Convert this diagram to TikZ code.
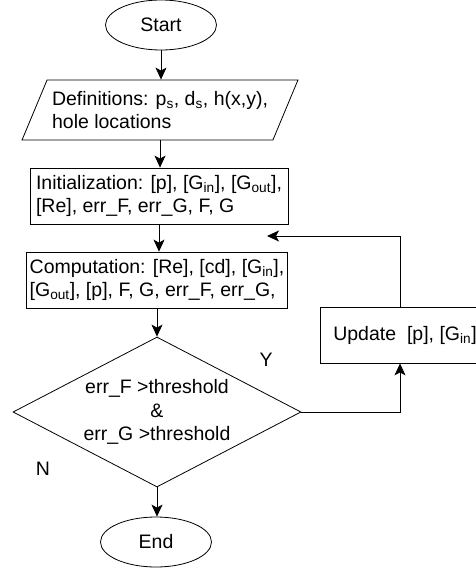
\documentclass[tikz,border=0pt]{standalone}
\usepackage{fontspec}
\setmainfont{Liberation Sans}
\usetikzlibrary{shapes.geometric, arrows.meta, positioning}

\begin{document}
\begin{tikzpicture} [x = 1pt, y = -1pt, line width = 0.8pt,
    font = \fontsize{19.5}{23.5}\selectfont,
    term/.style = {ellipse, draw, minimum width = 111pt, minimum height = 50pt},
    io/.style = {trapezium, draw, trapezium left angle = 61, trapezium right angle = 119,
        trapezium stretches, minimum width = 276pt, minimum height = 60pt, align = left},
    proc/.style = {rectangle, draw, minimum width = 258pt, minimum height = 56pt, align = left},
    decision/.style = {diamond, draw, aspect = 1.92, minimum width = 288pt,
        minimum height = 150pt, inner sep = 0pt, align = center},
    flow/.style = {-{Stealth[length = 12pt, width = 11pt, inset = 3pt]}}]
    \useasboundingbox (0,0) rectangle (476,573);
    \node (start) [term] at (161,25) {Start};
    \node (defs) [io] at (160,110) {Definitions: p\textsubscript{s}, d\textsubscript{s}, h(x,y),\\hole locations};
    \node (init) [proc] at (159,196) {Initialization: [p], [G\textsubscript{in}], [G\textsubscript{out}],\\{}[Re], err\_F, err\_G, F, G};
    \node (comp) [proc] at (157,280) {Computation: [Re], [cd], [G\textsubscript{in}],\\{}[G\textsubscript{out}], [p], F, G, err\_F, err\_G,};
    \node (cond) [decision] at (157,412) {err\_F >threshold\\\&\\err\_G >threshold};
    \node (stop) [term] at (156,542) {End};
    \node (upd) [proc, minimum width = 170pt] at (405,335) {Update\ \ [p], [G\textsubscript{in}]};
    \node (yes) at (266,360) {Y};
    \node (no) at (43,469) {N};
    \coordinate (back) at (267,236);
    \draw [flow] (start.south) -- (start.south |- defs.north);
    \draw [flow] (defs.south) -- (defs.south |- init.north);
    \draw [flow] (init.south) -- (init.south |- comp.north);
    \draw [flow] (comp.south) -- (cond.north);
    \draw [flow] (cond.south) -- (cond.south |- stop.north);
    \draw [flow] (cond.east) -| ([xshift = -5pt]upd.south);
    \draw [flow] ([xshift = -5pt]upd.north) |- (back);
\end{tikzpicture}
\end{document}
- - - - -
Brief -
Leave the pictures out and copy the rest of the data exactly.

Correct result -
Convert this diagram to TikZ code.
\documentclass[tikz,border=0pt]{standalone}
\usepackage{fontspec}
\setmainfont{Liberation Sans}
\usetikzlibrary{shapes.geometric, arrows.meta, positioning}

\begin{document}
\begin{tikzpicture} [x = 1pt, y = -1pt, line width = 0.8pt,
    font = \fontsize{19.5}{23.5}\selectfont,
    term/.style = {ellipse, draw, minimum width = 111pt, minimum height = 50pt},
    io/.style = {trapezium, draw, trapezium left angle = 61, trapezium right angle = 119,
        trapezium stretches, minimum width = 276pt, minimum height = 60pt, align = left},
    proc/.style = {rectangle, draw, minimum width = 258pt, minimum height = 56pt, align = left},
    decision/.style = {diamond, draw, aspect = 1.92, minimum width = 288pt,
        minimum height = 150pt, inner sep = 0pt, align = center},
    flow/.style = {-{Stealth[length = 12pt, width = 11pt, inset = 3pt]}}]
    \useasboundingbox (0,0) rectangle (476,573);
    \node (start) [term] at (161,25) {Start};
    \node (defs) [io] at (160,110) {Definitions: p\textsubscript{s}, d\textsubscript{s}, h(x,y),\\hole locations};
    \node (init) [proc] at (159,196) {Initialization: [p], [G\textsubscript{in}], [G\textsubscript{out}],\\{}[Re], err\_F, err\_G, F, G};
    \node (comp) [proc] at (157,280) {Computation: [Re], [cd], [G\textsubscript{in}],\\{}[G\textsubscript{out}], [p], F, G, err\_F, err\_G,};
    \node (cond) [decision] at (157,412) {err\_F >threshold\\\&\\err\_G >threshold};
    \node (stop) [term] at (156,542) {End};
    \node (upd) [proc, minimum width = 170pt] at (405,335) {Update\ \ [p], [G\textsubscript{in}]};
    \node (yes) at (266,360) {Y};
    \node (no) at (43,469) {N};
    \coordinate (back) at (267,236);
    \draw [flow] (start.south) -- (start.south |- defs.north);
    \draw [flow] (defs.south) -- (defs.south |- init.north);
    \draw [flow] (init.south) -- (init.south |- comp.north);
    \draw [flow] (comp.south) -- (cond.north);
    \draw [flow] (cond.south) -- (cond.south |- stop.north);
    \draw [flow] (cond.east) -| ([xshift = -5pt]upd.south);
    \draw [flow] ([xshift = -5pt]upd.north) |- (back);
\end{tikzpicture}
\end{document}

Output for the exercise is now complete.